Jimoh played football while growing up and said that playing a Nigerian character and a footballer had been ambitions of his, making this role particularly appealing to him. Jimoh’s portrayal of Sam was also influenced by his knowledge of Nigerian culture.

Jimoh's portrayal developed alongside Sam's growing prominence in the series. In the first season, Sam is reserved, adjusting to life in England while trying to find his place at Richmond, while in the second season, Sam became one of the team's leaders. Jimoh described the change as maturing from a homesick player into someone confident enough to stand by his convictions and challenge others. Of particular note was the storyline involving Sam and club sponsor Dubai Air; writer Ashley Nicole Black said this storyline was developed around the question of how young athletes can use their public platform to speak about issues they believe in.

== Reception ==
===Critical reception===
On the culture website Africa Is a Country, Harvard University lecturer Lilly Havstad highlighted Sam's Nigerian identity and his storylines concerning race, football, and Africa's place within the fictional professional game; she also noted that relatively little critical discussion had focused on him compared with the show's other major characters. Salon, however, was more critical of Sam's development, arguing that although he was portrayed as thoughtful, gentle, and emotionally intelligent, little about his inner life, motivations, or personal development beyond his relationships and interests were revealed.
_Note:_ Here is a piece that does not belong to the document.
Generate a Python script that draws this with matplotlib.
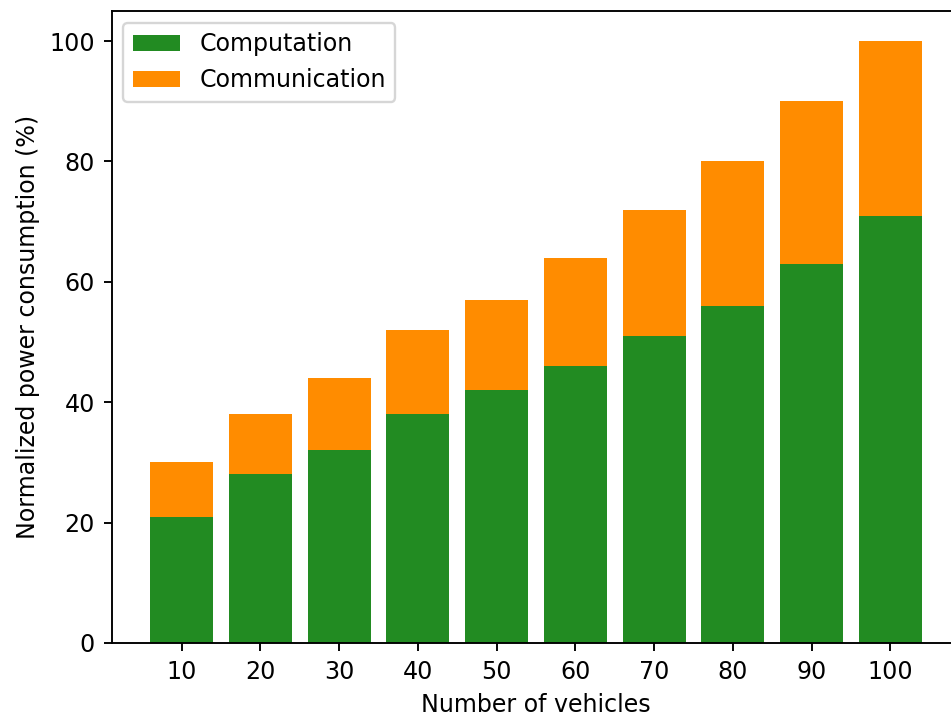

In a review of the second season, Lucy Mangan of The Guardian highlighted Sam's storylines involving the Black Lives Matter movement and the controversy surrounding Richmond's sponsor, describing them as being handled movingly and unforced. Mangan also wrote that the series gave its supporting characters, including Sam, greater depth in the second season. Josh Spiegel of What's on TV similarly singled out Sam as one of the strongest parts of the second season, describing him as the show's "secret best part." British GQ later described Sam as the "moral beating heart" of the series, citing his kindness and development as a midfielder, and after the show's third season, Collider wrote that Sam was the only character worthy of a spin-off.

Sam's storyline in the second-season episode "Do the Right-est Thing", in which he opposes Richmond's sponsor Dubai Air, was particularly well received, with critics praising the character's development, the handling of the subject matter, and Jimoh's restrained performance. The storyline, however, also drew criticism: writing for Winnipeg Free Press, reviewer Alison Gillmor argued that while Sam's confrontation with the sponsor raised the issue of economic imperialism in Nigeria, the conflict was resolved too easily.
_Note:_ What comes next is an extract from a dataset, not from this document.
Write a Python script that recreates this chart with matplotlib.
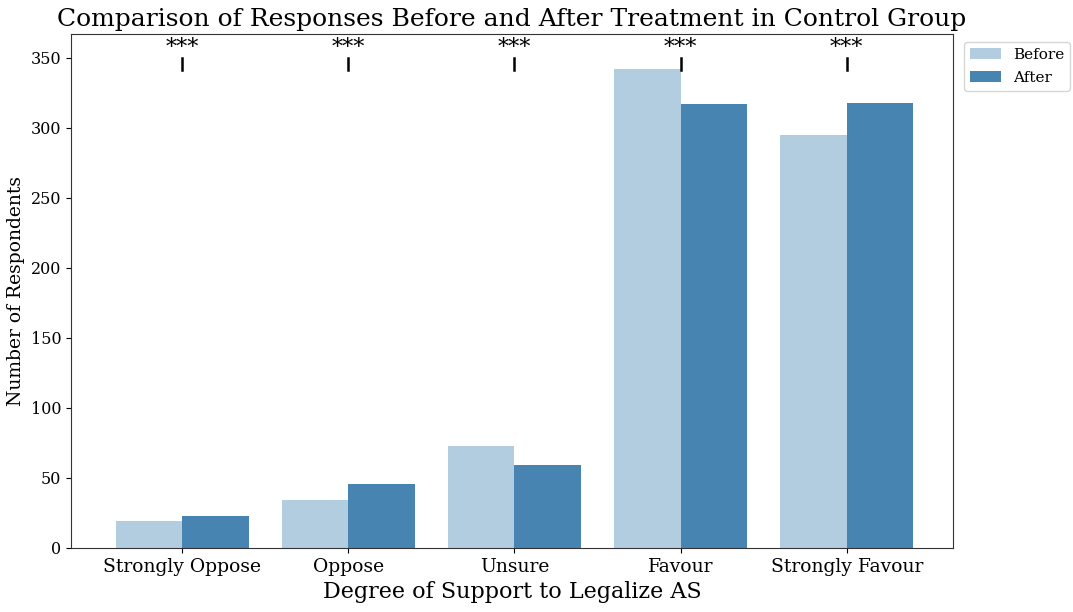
import matplotlib
matplotlib.use("Agg")
import matplotlib.pyplot as plt
import numpy as np

# Response counts per support level, before and after treatment
categories = ["Strongly Oppose", "Oppose", "Unsure", "Favour", "Strongly Favour"]
before = [19, 34, 73, 342, 295]
after = [23, 46, 59, 317, 318]
significance = ["***", "***", "***", "***", "***"]

plt.rcParams["font.family"] = "DejaVu Serif"

fig = plt.figure(figsize=(10.73, 6.12), dpi=100)
ax = fig.add_axes([71 / 1073, 1 - 548 / 612, 882 / 1073, 514 / 612])

x = np.arange(len(categories))
w = 0.4
ax.bar(x - w / 2, before, width=w, color="#b3cde0", label="Before")
ax.bar(x + w / 2, after, width=w, color="#4884b2", label="After")

# significance markers above each category
for xi, s in zip(x, significance):
    ax.plot([xi, xi], [341, 350], color="black", lw=1.8)
    ax.text(xi, 357, s, ha="center", va="center", fontsize=16)

ax.set_xlim(-0.67, 4.64)
ax.set_ylim(0, 367)
ax.set_xticks(x)
ax.set_xticklabels(categories, fontsize=13.5)
ax.tick_params(axis="y", labelsize=11.5)
for sp in ax.spines.values():
    sp.set_color("#333333")

ax.set_xlabel("Degree of Support to Legalize AS", fontsize=16)
ax.set_ylabel("Number of Respondents", fontsize=13.5)
ax.set_title("Comparison of Responses Before and After Treatment in Control Group",
             fontsize=18, pad=6)
ax.legend(loc="upper left", bbox_to_anchor=(1.004, 1.0), fontsize=11,
          labelspacing=0.6)

fig.savefig("out.png", dpi=100)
Sam's relationship with Rebecca received a more mixed review. In an opinion piece for The Washington Post, Alyssa Rosenberg described Sam as "endearing and seductive" but also questioned aspects of his relationship with Rebecca, including their age difference and Rebecca's position as the one who signs Sam's paychecks.

====Race portrayal====
Scholar Rukmini Pande, writing in the Journal of Popular Television in 2024, analyzed Sam's story in relation to race and English football. Pande wrote that the show Ted Lasso dealt with racism by focusing on what individuals do rather than looking at bigger problems in institutions. She pointed out that Sam's inner life received less attention than those of white characters on the show, and also that Sam's good portrayal can become a form of tokenism and a "post-racial" view of race.

=== Accolades ===

Awards and nominations received by Toheeb Jimoh
| Award | Year | Category | Result | Ref. |
| Celebration of Black Cinema and Television | 2021 | Breakthrough Actor – Television | Won |  |
| Hollywood Critics Association TV Awards | 2022 | Best Supporting Actor in a Streaming Series, Comedy | Nominated |  |
| Primetime Emmy Awards | Outstanding Supporting Actor in a Comedy Series | Nominated |  |
| Screen Actors Guild Awards | 2021 | Outstanding Performance by an Ensemble in a Comedy Series | Nominated |  |
| 2022 | Outstanding Performance by an Ensemble in a Comedy Series | Won |
| 2024 | Outstanding Performance by an Ensemble in a Comedy Series | Nominated |

== In other media ==
Sam Obinsaya appeared in the 2023 video game FIFA 23 by EA Sports as a playable character for A.F.C. Richmond.